A l’opposé de l’élection présidentielle que veut imposer le chef d’état-major Ahmed Gaïd Salah comme unique et exclusive porte de sortie de crise, le conclave des organisations politiques et de la société civile propose une démarche intégrale en mesure de conduire vers une véritable alternative démocratique.

Elle entre en résonance avec les aspirations populaires exprimées dans les interminables processions pour la liberté. Il n’est pas exagéré d’affirmer que le «pacte politique pour l’alternative démocratique» s’inscrit dans le sens de l’histoire qui s’écrit dans le pays. Il va sans dire que la tâche de l’édification de l’œuvre démocratique reste colossale.

Si le plus dur a été fait par la déterminante lutte des Algériens en se débarrassant de l’hypothétique 5e mandat de Bouteflika et le démantèlement de quelques figures de son régime. Il reste le plus important à réaliser dans cette entreprise historique.

Empêcher le détournement de la révolution qui est au milieu du gué, menacée par la contre-révolution qui est à l’œuvre. Les forces de résistance ne cessent d’injecter des éléments de la division en réactivant les vieux démons qui, pour l’heure, demeurent sans impact sérieux sur le cours des événements en raison de la capacité du «peuple du vendredi» à désamorcer les bombes, à déjouer les manœuvres et à dépasser les faux clivages.

Cependant, les signataires du «Pacte politique» sont face à une responsabilité historique. Celle de préserver l’insurrection citoyenne des menaces qui pèsent sur elle, de lui donner un prolongement politique naturel et d’agréger d’autres forces pour mieux la «bétonner».

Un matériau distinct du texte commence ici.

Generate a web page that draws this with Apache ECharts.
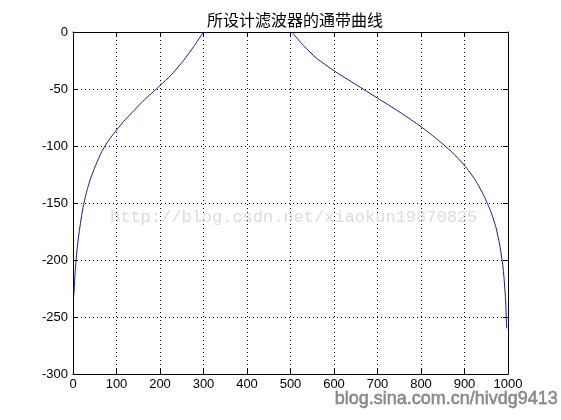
<!DOCTYPE html>
<html>
<head>
<meta charset="utf-8">
<script src="https://cdn.jsdelivr.net/npm/echarts@6/dist/echarts.min.js"></script>
<style>html,body{margin:0;padding:0;background:#fff}#c{width:561px;height:420px}</style>
</head>
<body>
<div id="c"></div>
<script>
var titleText = '所设计滤波器的通带曲线';
var xTicks = [0,100,200,300,400,500,600,700,800,900,1000];
var yTicks = [-300,-250,-200,-150,-100,-50,0];
var leftX = [2,5,8,12,17,23,30,40,52,66,82,100,120,140,160,180,200,225,254,277,300];
var leftY = [-231,-210,-196,-182,-168,-154,-142,-129,-117,-105,-95,-86,-77,-69,-61,-54,-47,-38,-25,-13,0];
var rightX = [503,530,560,600,650,700,750,800,840,870,900,925,945,960,972,982,989,994,997];
var rightY = [0,-12,-23,-34,-46,-58,-70,-83,-95,-105,-117,-130,-144,-157,-171,-189,-208,-232,-260];

var data = [];
for (var i = 0; i < leftX.length; i++) data.push([leftX[i], leftY[i]]);
data.push([400, null]);
for (var j = 0; j < rightX.length; j++) data.push([rightX[j], rightY[j]]);

var chart = echarts.init(document.getElementById('c'), null, {renderer: 'canvas'});
var lbl = {color: '#000', fontSize: 13, fontFamily: 'Liberation Sans, Arial, sans-serif',
  formatter: function (v) { return String(v); }};
var axisLine = {show: true, onZero: false, lineStyle: {color: '#000', width: 1}};
var tick = {show: true, inside: true, length: 5, lineStyle: {color: '#000'}};
var grid = {show: true, lineStyle: {color: '#000', type: [1, 3], width: 1}};
chart.setOption({
  animation: false,
  backgroundColor: '#fff',
  title: {text: titleText, left: 290, textAlign: 'center', top: 7,
    textStyle: {fontSize: 16, fontWeight: 'normal', color: '#000', fontFamily: 'Noto Sans CJK SC'}},
  grid: {left: 73, right: 53, top: 32, bottom: 46, containLabel: false},
  xAxis: [
    {type: 'value', min: 0, max: 1000, interval: 100, position: 'bottom',
     axisLine: axisLine, axisTick: tick, splitLine: grid,
     axisLabel: Object.assign({margin: 4}, lbl)},
    {type: 'value', min: 0, max: 1000, interval: 100, position: 'top',
     axisLine: axisLine, axisTick: tick, splitLine: {show: false}, axisLabel: {show: false}}
  ],
  yAxis: [
    {type: 'value', min: -300, max: 0, interval: 50, position: 'left',
     axisLine: axisLine, axisTick: tick, splitLine: grid,
     axisLabel: Object.assign({margin: 5}, lbl)},
    {type: 'value', min: -300, max: 0, interval: 50, position: 'right',
     axisLine: axisLine, axisTick: tick, splitLine: {show: false}, axisLabel: {show: false}}
  ],
  graphic: [
    {type: 'text', left: 110, top: 209, silent: true, z: 1,
     style: {text: 'http://blog.csdn.net/xiaokun19870825', fill: '#dcdcdc',
       font: '17px "Liberation Mono", monospace'}},
    {type: 'text', right: 3, top: 390, silent: true,
     style: {text: 'blog.sina.com.cn/hivdg9413', fill: '#8a8a8a', stroke: '#555', lineWidth: 0.4,
       font: '18px "Liberation Sans", Arial, sans-serif'}}
  ],
  series: [{
    type: 'line', xAxisIndex: 0, yAxisIndex: 0, data: data,
    showSymbol: false, symbol: 'none', connectNulls: false, clip: true,
    smooth: 0.2,
    lineStyle: {color: '#101c80', width: 1}
  }]
});
</script>
</body>
</html>
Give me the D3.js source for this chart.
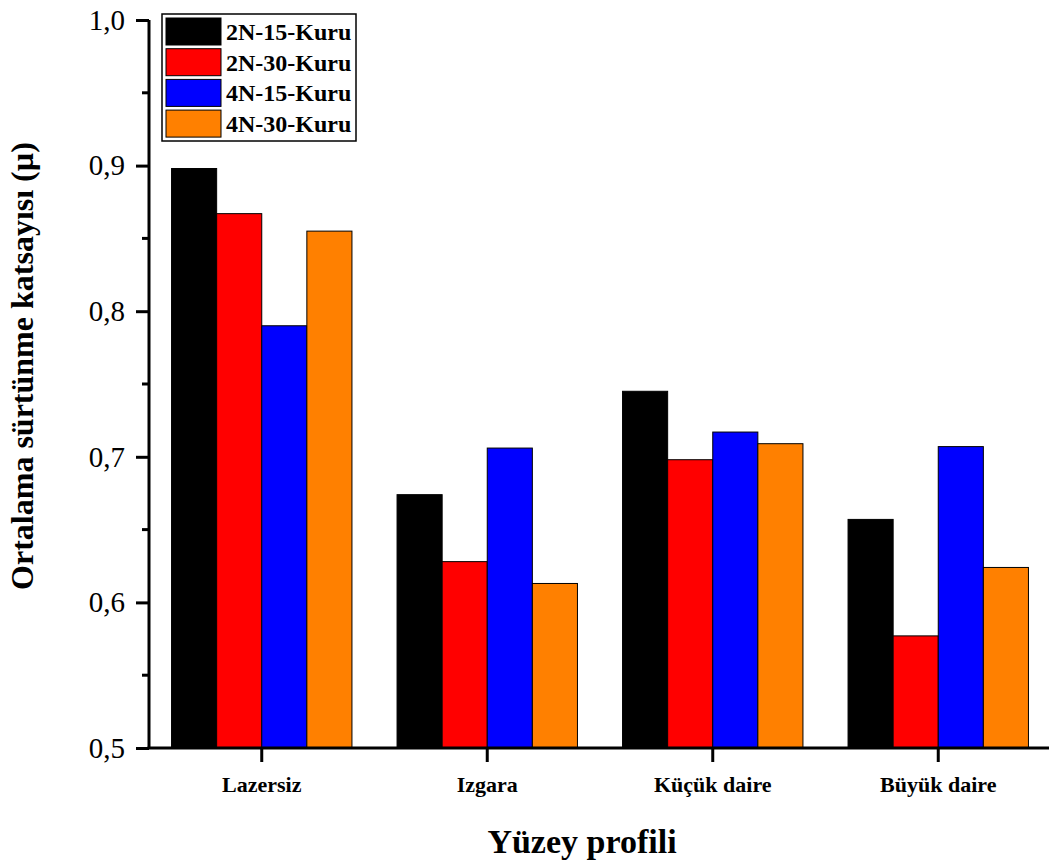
<!DOCTYPE html>
<html>
<head>
<meta charset="utf-8">
<script src="https://cdn.jsdelivr.net/npm/d3@7"></script>
<style>
  body { margin: 0; background: #fff; }
  svg { display: block; }
</style>
</head>
<body>
<svg id="chart" width="1049" height="864"></svg>
<script>
// data
const categories = ["Lazersiz", "Izgara", "Küçük daire", "Büyük daire"];
const seriesNames = ["2N-15-Kuru", "2N-30-Kuru", "4N-15-Kuru", "4N-30-Kuru"];
const seriesColors = ["#000000", "#ff0000", "#0000ff", "#ff8000"];
const s2N15 = [0.898, 0.674, 0.745, 0.657];
const s2N30 = [0.867, 0.628, 0.698, 0.577];
const s4N15 = [0.790, 0.706, 0.717, 0.707];
const s4N30 = [0.855, 0.613, 0.709, 0.624];
const yTicks = [0.5, 0.6, 0.7, 0.8, 0.9, 1.0];
const yMinor = [0.55, 0.65, 0.75, 0.85, 0.95];

const allSeries = [s2N15, s2N30, s4N15, s4N30];

const svg = d3.select("#chart");
const plotL = 149, plotR = 1051, plotT = 20, plotB = 748;
const serif = "'Liberation Serif', 'Times New Roman', serif";

const x = d3.scaleBand().domain(categories).range([plotL, plotR])
    .paddingInner(0.2).paddingOuter(0.1);
const xs = d3.scaleBand().domain(seriesNames).range([0, x.bandwidth()]);
const y = d3.scaleLinear().domain([0.5, 1.0]).range([plotB, plotT]);

// bars
const rows = [];
categories.forEach((c, i) => {
    seriesNames.forEach((s, j) => {
        rows.push({ cat: c, ser: s, val: allSeries[j][i], color: seriesColors[j] });
    });
});
svg.append("g").selectAll("rect").data(rows).join("rect")
    .attr("x", d => x(d.cat) + xs(d.ser))
    .attr("y", d => y(d.val))
    .attr("width", xs.bandwidth())
    .attr("height", d => y(0.5) - y(d.val))
    .attr("fill", d => d.color)
    .attr("stroke", "#000")
    .attr("stroke-width", 1);

// y axis
const yAxis = svg.append("g").attr("transform", `translate(${plotL},0)`)
    .call(d3.axisLeft(y).tickValues(yTicks).tickSize(13).tickPadding(11)
        .tickFormat(d => d3.format(".1f")(d).replace(".", ",")));
yAxis.select(".domain").attr("stroke-width", 3).attr("d", `M0,${plotT}V${plotB}`);
yAxis.selectAll(".tick line").attr("stroke-width", 3);
yAxis.selectAll(".tick text").attr("font-family", serif).attr("font-size", 29)
    .attr("fill", "#000");
svg.append("g").attr("transform", `translate(${plotL},0)`)
    .selectAll("line").data(yMinor).join("line")
    .attr("x1", -7).attr("x2", 0)
    .attr("y1", d => y(d)).attr("y2", d => y(d))
    .attr("stroke", "#000").attr("stroke-width", 3);

// x axis
const xAxis = svg.append("g").attr("transform", `translate(0,${plotB})`)
    .call(d3.axisBottom(x).tickSize(14).tickPadding(14));
xAxis.select(".domain").attr("stroke-width", 3).attr("d", `M${plotL - 1.5},0H1049`);
xAxis.selectAll(".tick line").attr("stroke-width", 3);
xAxis.selectAll(".tick text").attr("font-family", serif).attr("font-size", 22)
    .attr("font-weight", "bold").attr("fill", "#000");

// axis titles
svg.append("text")
    .attr("transform", "translate(33,366) rotate(-90)")
    .attr("text-anchor", "middle")
    .attr("font-family", serif).attr("font-size", 32).attr("font-weight", "bold")
    .text("Ortalama sürtünme katsayısı (µ)");
svg.append("text")
    .attr("x", 582).attr("y", 853)
    .attr("text-anchor", "middle")
    .attr("font-family", serif).attr("font-size", 34).attr("font-weight", "bold")
    .text("Yüzey profili");

// legend
const lg = svg.append("g").attr("transform", "translate(162,14)");
lg.append("rect").attr("width", 194).attr("height", 127)
    .attr("fill", "#fff").attr("stroke", "#000").attr("stroke-width", 1.5);
const item = lg.selectAll("g.item").data(seriesNames).join("g")
    .attr("class", "item")
    .attr("transform", (d, i) => `translate(4,${4 + i * 30.7})`);
item.append("rect").attr("width", 55).attr("height", 27)
    .attr("fill", (d, i) => seriesColors[i]).attr("stroke", "#000").attr("stroke-width", 1);
item.append("text").attr("x", 60).attr("y", 22)
    .attr("font-family", serif).attr("font-size", 24).attr("font-weight", "bold")
    .text(d => d);
</script>
</body>
</html>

Ils auront la lourde tâche d’assurer le succès de la transition, mais surtout d’échafauder la meilleure méthode de sa mise en marche. L’œuvre recommande l’intelligence, sollicite l’imaginaire et appelle le génie. Il y a de tout cela chez les hommes et les femmes en insurrection dont font partie pleinement les nombreux leaders de l’opposition regroupés hier autour d’un pacte véritablement patriotique.